Court expert: Today, it is difficult to answer that question, as all of the materials that were then collected, are lost. They were collected by the Municipal Credit Society and private individuals. As far as I know, nothing was preserved from that time.

Prosecutor Siewierski: Can you characterize it in general?

Court expert: It would be difficult to answer now in detail. In general, you could characterize it that these were damages that had nothing to do with the defense of the city. They were meant to inflict losses, possibly severe.

Prosecutor Siewierski: Were there not any glaring things as to the direction of the bombing, especially aviation bombing, towards particular objects of cultural value?

Court expert: I can’t answer this question right now, and I do not have any documents for that. The further destruction was so complete that those pale into insignificance.

Prosecutor Sawicki: Before hearing questions on the part of the defendants and attorneys, I want to show you some documents that will make some explanations unnecessary.

Jury Jodłowski: Court Experts, did you consider in your opinions, the issue of the Jewish quarter? Do you have any data, what percentage of the area was taken over by the German quarter and what number of inhabitants were relocated?

Court expert: If I may answer on behalf of all my fellow experts, we cannot answer without relevant, accurate materials. I don’t even know if you are able to retrace it. As far as the second question is concerned, naturally I cannot now provide adequate data, only the data based on impressions. And so it was well known, for example, that the use of electricity was unlimited in the so-called German quarters, while areas populated by Poles were subjected to restrictions. The same concerns, for example, gas. Finally, I could mention how certain shops or restaurants were available only to Germans, and that there was the famous separation of the Germans from other people in streetcars, known as Nur für Deutsche [Only for Germans], where often in the section intended for Polish people, in a streetcar overcrowded to impossibility, people were simply suffocating while in the section next to it, behind the symbolic rope, where there were completely free seats.

Jury Jodłowski: And what about the state of the houses from which Poles were displaced and to which they were relocated?
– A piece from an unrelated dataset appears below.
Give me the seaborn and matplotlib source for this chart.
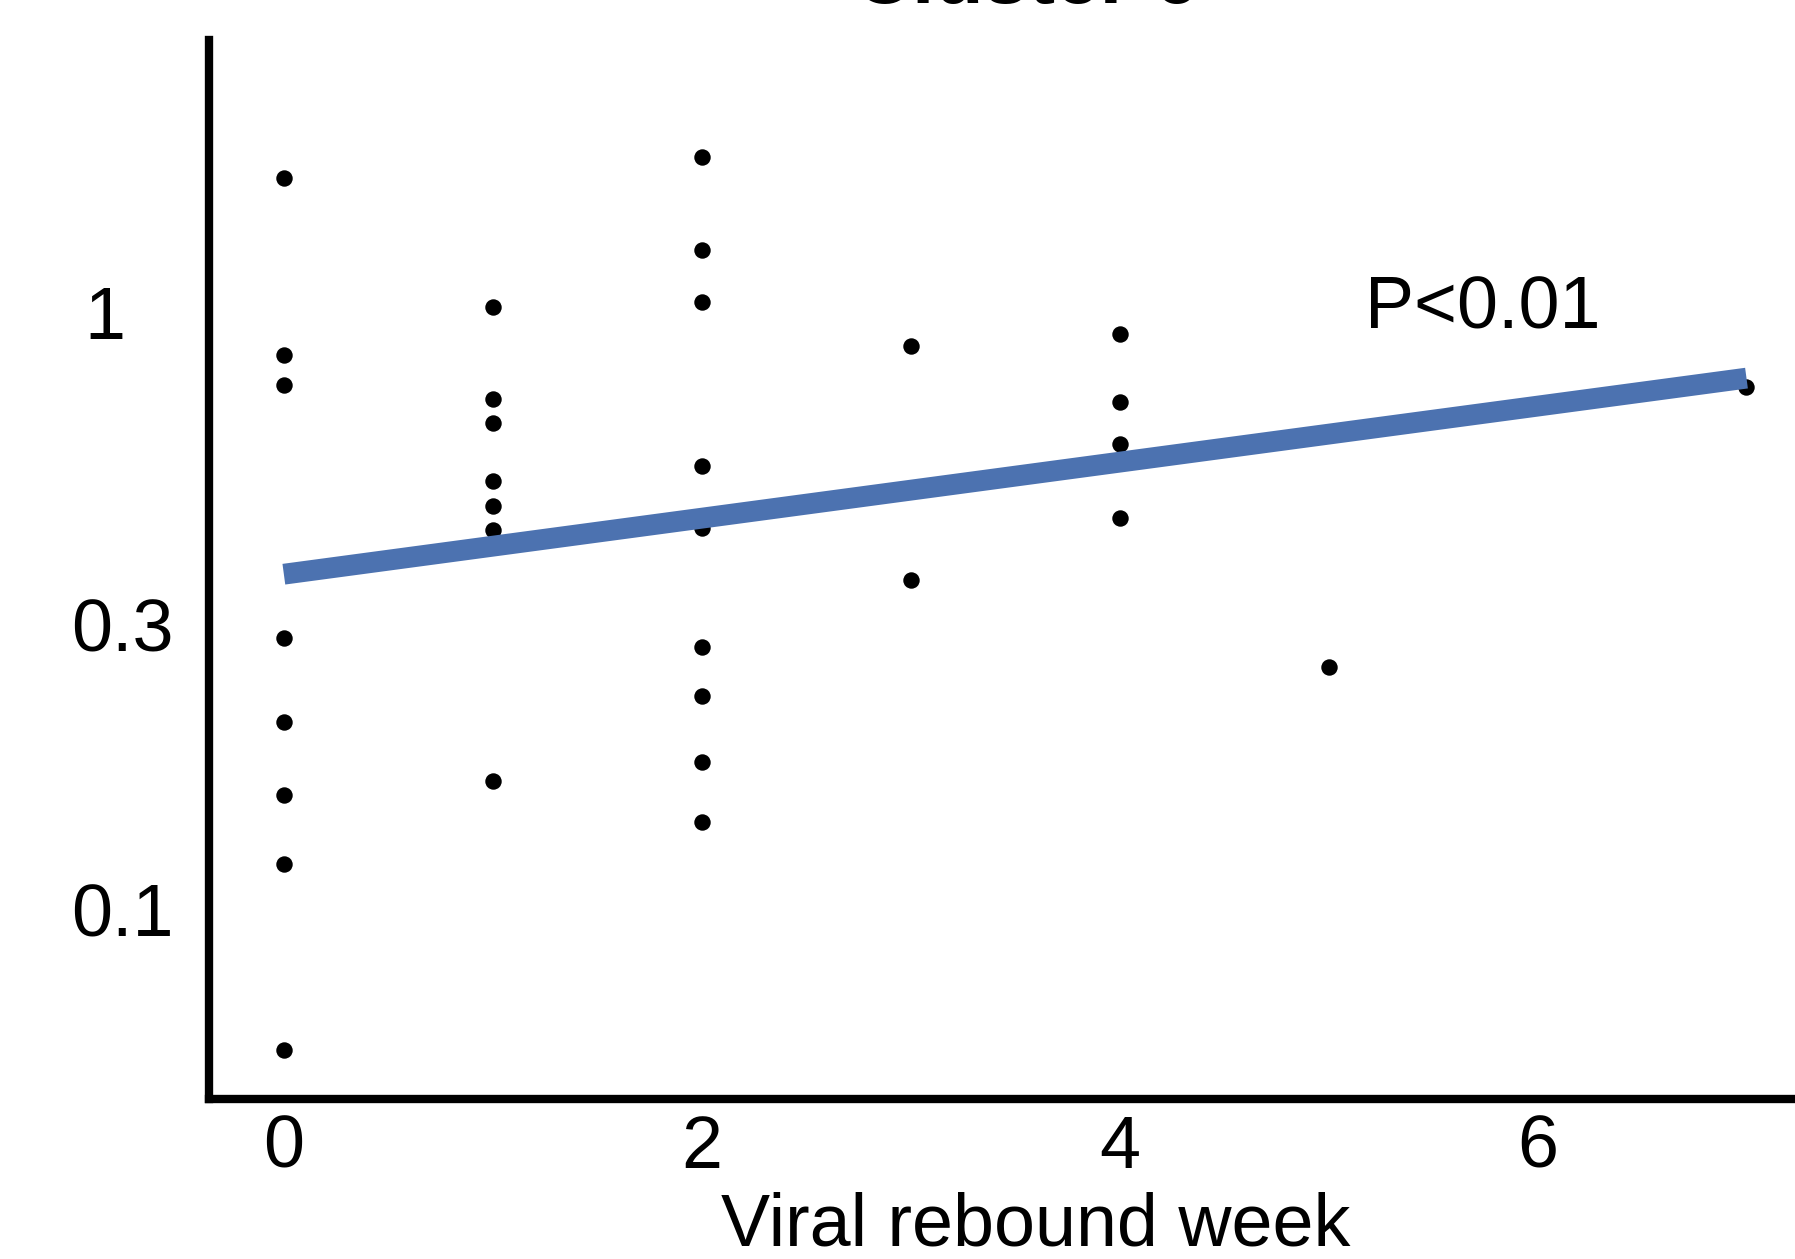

Court expert Piotrowski: Regarding the status of the dwellings at the time of the displacement, I can answer only how they appeared later. It’s hard for me to say because I was never in German houses. Naturally, they took over the best areas, most modern- furnished homes, and lived in the healthiest conditions. Meanwhile, they gave over the oldest and worst housing to the displaced Poles. An exception to this were such areas as, for example, Żoliborz, which, due to its location, represented great danger for the Germans; simple dread and fear did not allow the Germans to take the modern housing in the borough of Żoliborz.